# Exercise:
Omit pictures and quote the listing below line by line, from its start through the line that holds "-53, -69, -50]".

====================

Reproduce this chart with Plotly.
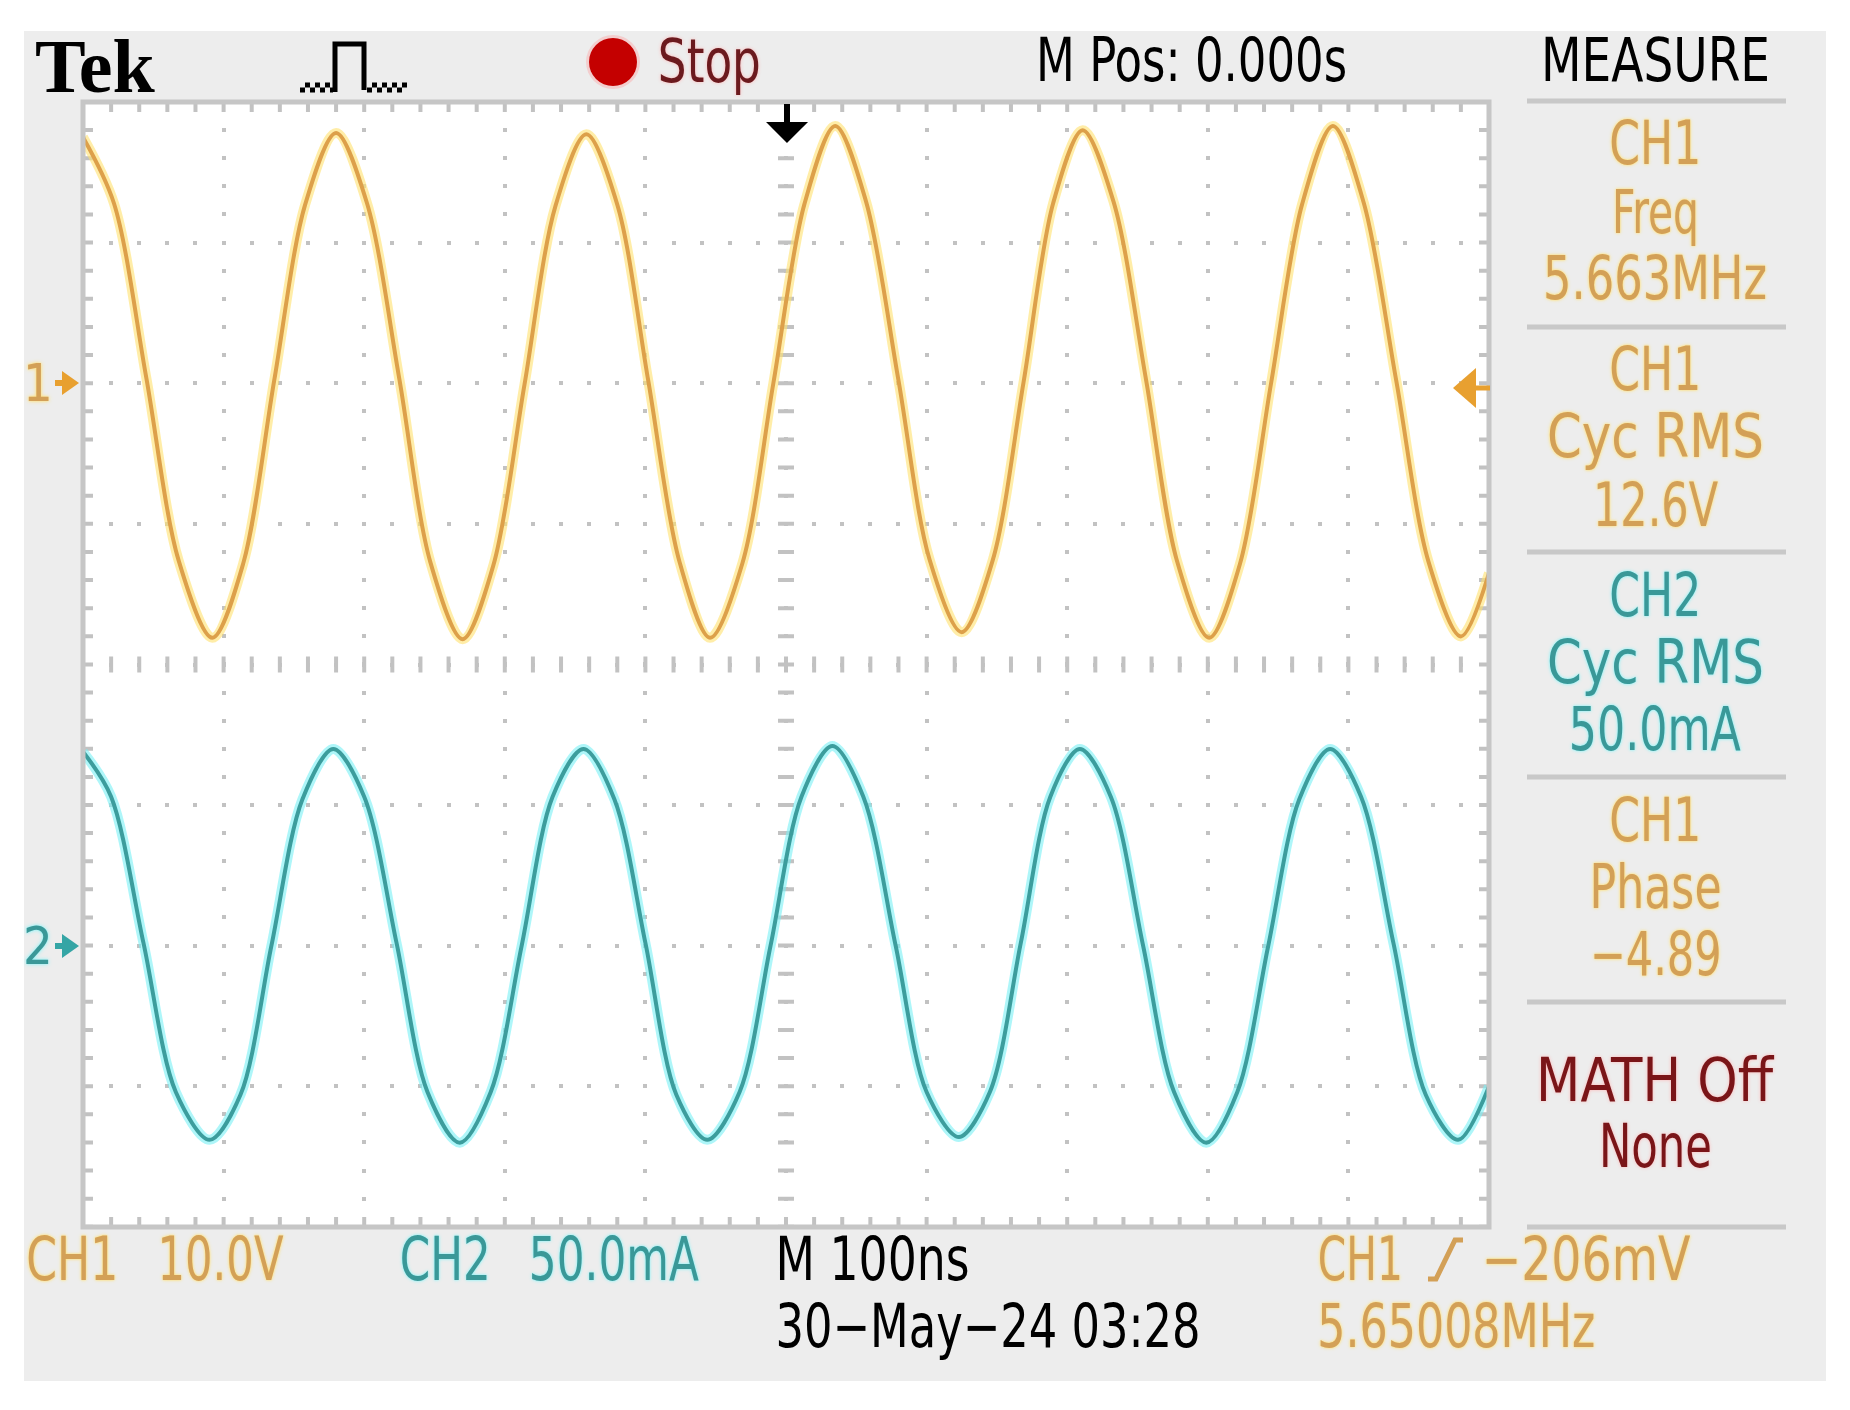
import json
import plotly.graph_objects as go

# CH1 (10.0 V/div), time in ns (100 ns/div, trigger at 0)
time_ch1_ns = [-500, -478, -455, -432, -408, -386, -364, -342, -320, -298, -275, -253,
               -230, -208, -186, -164, -142, -120, -98, -76, -54, -31, -9, 13, 35, 57,
               80, 102, 125, 147, 169, 190, 211, 233, 256, 278, 301, 323, 345, 367, 389,
               411, 434, 457, 480, 500]
ch1_volts = [17.5, 12.8, 0.4, -12.6, -18.1, -12.8, 0.2, 12.7, 17.8, 12.8, 0.3, -12.7,
             -18.2, -12.9, -0.1, 12.6, 17.7, 12.7, 0.2, -12.6, -18.1, -12.8, 0.0, 12.7,
             18.3, 12.9, 0.2, -12.5, -17.7, -12.6, 0.1, 12.8, 18.0, 12.9, 0.3, -12.6,
             -18.1, -12.8, 0.0, 12.7, 18.3, 12.8, 0.2, -12.7, -18.0, -13.5]

# CH2 (50.0 mA/div)
time_ch2_ns = [-500, -480, -457, -434, -410, -388, -366, -344, -322, -300, -277, -255,
               -232, -210, -188, -166, -144, -122, -100, -78, -56, -33, -11, 11, 33, 55,
               78, 100, 123, 145, 167, 188, 209, 231, 254, 276, 299, 321, 343, 365, 387,
               409, 432, 455, 478, 500]
ch2_milliamps = [69, 53, 1, -52, -69, -53, 0, 52, 70, 53, 1, -52, -70, -52, 0, 53, 70,
                 52, 1, -53, -69, -52, 0, 53, 71, 53, 0, -52, -68, -52, 1, 53, 70, 53,
                 0, -52, -70, -52, 0, 52, 70, 53, 1, -53, -69, -50]

# screen settings
time_range_ns = [-500, 500]
ch1_range_v = [-60, 20]        # 8 div x 10 V, ground 2 div below top
ch2_range_ma = [-100, 300]     # 8 div x 50 mA, ground 6 div below top
time_div_ns = 100
ch1_div_v = 10

# readout texts
header_texts = ["Tek", "Stop", "M Pos: 0.000s", "MEASURE"]
measure_blocks = [["CH1", "Freq", "5.663MHz"],
                  ["CH1", "Cyc RMS", "12.6V"],
                  ["CH2", "Cyc RMS", "50.0mA"],
                  ["CH1", "Phase", "\u22124.89"],
                  ["MATH Off", "None"]]
footer_ch1 = ["CH1", "10.0V"]
footer_ch2 = ["CH2", "50.0mA"]
footer_time = ["M 100ns", "30\u2212May\u221224 03:28"]
footer_trig = ["CH1", "\u2212206mV", "5.65008MHz"]
ground_labels = ["1", "2"]

# ---------------- styling / layout ----------------
FIG_W, FIG_H = 1850, 1410
L, T, W, H = 83, 102, 1406, 1125
MINOR = W / 50.0

ORANGE = "#D3A057"
ORANGE_GLOW = "0px 0px 4px #FFE07A, 0px 0px 2px #FFE890"
TEAL = "#3A9898"
TEAL_GLOW = "0px 0px 4px #8FF3F7, 0px 0px 2px #A8F6F8"
DARKRED = "#7A1518"
RED_GLOW = "0px 0px 4px #FFB8B8"
GRID = "#C2C2C2"
PANEL = "#EDEDED"
SCOPE_FONT = "Liberation Sans Narrow, Arial Narrow, DejaVu Sans Condensed, sans-serif"
DOTS = "2px,%.2fpx,2px,0px" % (MINOR - 4)


def px(x):
    return (x - L) / W


def py(y):
    return (T + H - y) / H


def path(points, close=True):
    s = "M " + " L ".join("%.5f,%.5f" % (px(x), py(y)) for x, y in points)
    return s + (" Z" if close else "")


shapes = []
annotations = []
text_widths = []   # target rendered width (px) of each annotation, None = natural


def rect(x0, y0, x1, y1, fill=None, line_color=None, line_width=0, layer="below"):
    shapes.append(dict(type="rect", xref="paper", yref="paper",
                       x0=px(x0), x1=px(x1), y0=py(y1), y1=py(y0),
                       fillcolor=fill if fill else "rgba(0,0,0,0)",
                       line=dict(color=line_color or "rgba(0,0,0,0)", width=line_width),
                       layer=layer))


def line(x0, y0, x1, y1, color, width, dash="solid", layer="below"):
    shapes.append(dict(type="line", xref="paper", yref="paper",
                       x0=px(x0), y0=py(y0), x1=px(x1), y1=py(y1),
                       line=dict(color=color, width=width, dash=dash), layer=layer))


def poly(points, fill, layer="above", close=True, color=None, width=0):
    shapes.append(dict(type="path", xref="paper", yref="paper",
                       path=path(points, close),
                       fillcolor=fill if fill else "rgba(0,0,0,0)",
                       line=dict(color=color or "rgba(0,0,0,0)", width=width),
                       layer=layer))


def text(s, x, y, color, width=None, size=60, family=SCOPE_FONT, weight="normal",
         shadow=None):
    font = dict(family=family, size=size, color=color, weight=weight)
    if shadow:
        font["shadow"] = shadow
    annotations.append(dict(text=s, x=px(x), y=py(y), xref="paper", yref="paper",
                            xanchor="center", yanchor="middle", showarrow=False,
                            font=font, borderpad=0))
    text_widths.append(width)


# panel and screen
rect(24, 31, 1826, 1381, fill=PANEL)
rect(L, T, L + W, T + H, fill="white")

# border ticks (inside the frame)
line(L, T + 5, L + W, T + 5, GRID, 10, DOTS)
line(L, T + H - 5, L + W, T + H - 5, GRID, 10, DOTS)
line(L + 5, T, L + 5, T + H, GRID, 10, DOTS)
line(L + W - 5, T, L + W - 5, T + H, GRID, 10, DOTS)
# centre axes ticks
line(L + W / 2, T, L + W / 2, T + H, GRID, 16, DOTS)
line(L, T + H / 2, L + W, T + H / 2, GRID, 16, DOTS)
# frame
rect(L, T, L + W, T + H, line_color="#C6C6C6", line_width=5, layer="above")

# right panel separators
for ysep in [101, 327, 552, 777, 1002, 1227]:
    line(1527, ysep, 1786, ysep, "#C8C8C8", 5)

# trigger position arrow (top centre)
poly([(784, 104), (790, 104), (790, 122), (808, 122), (787, 143), (766, 122), (784, 122)],
     "black")
# trigger level arrow (right, orange)
poly([(1453, 388), (1476, 368), (1476, 408)], "#E8A030")
line(1474, 388, 1490, 388, "#E8A030", 5, layer="above")
# channel ground markers
poly([(62, 371), (79, 383), (62, 395)], "#E8A030")
line(55, 383, 70, 383, "#E8A030", 6, layer="above")
poly([(62, 934), (79, 946), (62, 958)], "#35A5A5")
line(55, 946, 70, 946, "#35A5A5", 6, layer="above")

# red run/stop dot
shapes.append(dict(type="circle", xref="paper", yref="paper",
                   x0=px(586), x1=px(640), y0=py(89), y1=py(35),
                   fillcolor="rgba(255,150,150,0.35)", line=dict(width=0), layer="above"))
shapes.append(dict(type="circle", xref="paper", yref="paper",
                   x0=px(589), x1=px(637), y0=py(86), y1=py(38),
                   fillcolor="#C40000", line=dict(width=0), layer="above"))

# trigger type icon (pulse)
poly([(335, 92), (335, 44), (364, 44), (364, 90)], None, close=False, color="black",
     width=5)
line(305, 85, 333, 85, "black", 5, "5px,5px")
line(300, 90, 333, 90, "black", 5, "5px,5px")
line(372, 85, 407, 85, "black", 5, "5px,5px")
line(367, 90, 407, 90, "black", 5, "5px,5px")

# rising-edge trigger symbol
poly([(1428, 1279), (1436, 1279), (1455, 1240), (1463, 1240)], None, close=False,
     color=ORANGE, width=5)

# ---------------- texts ----------------
text(header_texts[0], 95, 66, "black", size=76,
     family="Liberation Serif, DejaVu Serif, serif", weight="bold")
text(header_texts[1], 709, 61, "#6B1A1E", width=103, shadow=RED_GLOW)
text(header_texts[2], 1191, 60, "black", width=311)
text(header_texts[3], 1655, 60, "black", width=229)

block_y = [[143.5, 211.5, 277.5], [369, 436, 505], [594.5, 661.5, 729.5],
           [820, 886.5, 954], [1079.5, 1145.5]]
block_w = [[92, 87, 224], [92, 217, 125], [92, 217, 172], [92, 132, 132], [237, 113]]
block_c = [(ORANGE, ORANGE_GLOW), (ORANGE, ORANGE_GLOW), (TEAL, TEAL_GLOW),
           (ORANGE, ORANGE_GLOW), (DARKRED, RED_GLOW)]
for lines_, ys, ws, (col, glow) in zip(measure_blocks, block_y, block_w, block_c):
    for s, yy, ww in zip(lines_, ys, ws):
        text(s, 1655, yy, col, width=ww, shadow=glow)

text(footer_ch1[0], 72, 1259, ORANGE, width=92, shadow=ORANGE_GLOW)
text(footer_ch1[1], 220, 1259, ORANGE, width=126, shadow=ORANGE_GLOW)
text(footer_ch2[0], 445, 1259, TEAL, width=91, shadow=TEAL_GLOW)
text(footer_ch2[1], 614, 1259, TEAL, width=170, shadow=TEAL_GLOW)
text(footer_time[0], 873, 1259, "black", width=194)
text(footer_time[1], 988, 1326, "black", width=425)
text(footer_trig[0], 1360, 1259, ORANGE, width=85, shadow=ORANGE_GLOW)
text(footer_trig[1], 1586, 1259, ORANGE, width=209, shadow=ORANGE_GLOW)
text(footer_trig[2], 1456, 1326, ORANGE, width=278, shadow=ORANGE_GLOW)

text(ground_labels[0], 38, 383, ORANGE, size=52, shadow=ORANGE_GLOW)
text(ground_labels[1], 38, 946, TEAL, size=52, shadow=TEAL_GLOW)

# ---------------- figure ----------------
fig = go.Figure()
fig.add_trace(go.Scatter(x=time_ch1_ns, y=ch1_volts, mode="lines", yaxis="y",
                         line=dict(color="rgba(255,225,110,0.6)", width=10, shape="spline",
                                   smoothing=0.9),
                         hoverinfo="skip", showlegend=False))
fig.add_trace(go.Scatter(x=time_ch1_ns, y=ch1_volts, mode="lines", yaxis="y", name="CH1",
                         line=dict(color="#DDA04A", width=4, shape="spline", smoothing=0.9),
                         showlegend=False))
fig.add_trace(go.Scatter(x=time_ch2_ns, y=ch2_milliamps, mode="lines", yaxis="y2",
                         line=dict(color="rgba(120,240,245,0.6)", width=10, shape="spline",
                                   smoothing=0.9),
                         hoverinfo="skip", showlegend=False))
fig.add_trace(go.Scatter(x=time_ch2_ns, y=ch2_milliamps, mode="lines", yaxis="y2",
                         name="CH2", line=dict(color="#3C9D9D", width=4, shape="spline",
                                               smoothing=0.9),
                         showlegend=False))

axis_common = dict(showgrid=True, gridcolor=GRID, gridwidth=4, griddash=DOTS,
                   showticklabels=False, ticks="", zeroline=False, showline=False,
                   fixedrange=True)
fig.update_layout(
    width=FIG_W, height=FIG_H,
    margin=dict(l=L, r=FIG_W - L - W, t=T, b=FIG_H - T - H, pad=0),
    paper_bgcolor="white", plot_bgcolor="white",
    xaxis=dict(range=time_range_ns, dtick=time_div_ns, tick0=0, **axis_common),
    yaxis=dict(range=ch1_range_v, dtick=ch1_div_v, tick0=0, **axis_common),
    yaxis2=dict(range=ch2_range_ma, overlaying="y", visible=False, fixedrange=True),
    shapes=shapes, annotations=annotations, showlegend=False,
)

# condensed scope lettering: squeeze each readout to its measured width
post = """
document.body.style.margin='0px';
document.body.style.overflow='hidden';
var widths = %s;
document.querySelectorAll('g.annotation').forEach(function(g){
  var i = +g.getAttribute('data-index');
  var w = widths[i];
  if (w) {
    var t = g.querySelector('text.annotation-text');
    if (t) { t.setAttribute('textLength', w); t.setAttribute('lengthAdjust', 'spacingAndGlyphs'); }
  }
});
""" % json.dumps(text_widths)

fig.write_html("out.html", config={"displayModeBar": False}, post_script=post)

====================

# Correct output:
Reproduce this chart with Plotly.
import json
import plotly.graph_objects as go

# CH1 (10.0 V/div), time in ns (100 ns/div, trigger at 0)
time_ch1_ns = [-500, -478, -455, -432, -408, -386, -364, -342, -320, -298, -275, -253,
               -230, -208, -186, -164, -142, -120, -98, -76, -54, -31, -9, 13, 35, 57,
               80, 102, 125, 147, 169, 190, 211, 233, 256, 278, 301, 323, 345, 367, 389,
               411, 434, 457, 480, 500]
ch1_volts = [17.5, 12.8, 0.4, -12.6, -18.1, -12.8, 0.2, 12.7, 17.8, 12.8, 0.3, -12.7,
             -18.2, -12.9, -0.1, 12.6, 17.7, 12.7, 0.2, -12.6, -18.1, -12.8, 0.0, 12.7,
             18.3, 12.9, 0.2, -12.5, -17.7, -12.6, 0.1, 12.8, 18.0, 12.9, 0.3, -12.6,
             -18.1, -12.8, 0.0, 12.7, 18.3, 12.8, 0.2, -12.7, -18.0, -13.5]

# CH2 (50.0 mA/div)
time_ch2_ns = [-500, -480, -457, -434, -410, -388, -366, -344, -322, -300, -277, -255,
               -232, -210, -188, -166, -144, -122, -100, -78, -56, -33, -11, 11, 33, 55,
               78, 100, 123, 145, 167, 188, 209, 231, 254, 276, 299, 321, 343, 365, 387,
               409, 432, 455, 478, 500]
ch2_milliamps = [69, 53, 1, -52, -69, -53, 0, 52, 70, 53, 1, -52, -70, -52, 0, 53, 70,
                 52, 1, -53, -69, -52, 0, 53, 71, 53, 0, -52, -68, -52, 1, 53, 70, 53,
                 0, -52, -70, -52, 0, 52, 70, 53, 1, -53, -69, -50]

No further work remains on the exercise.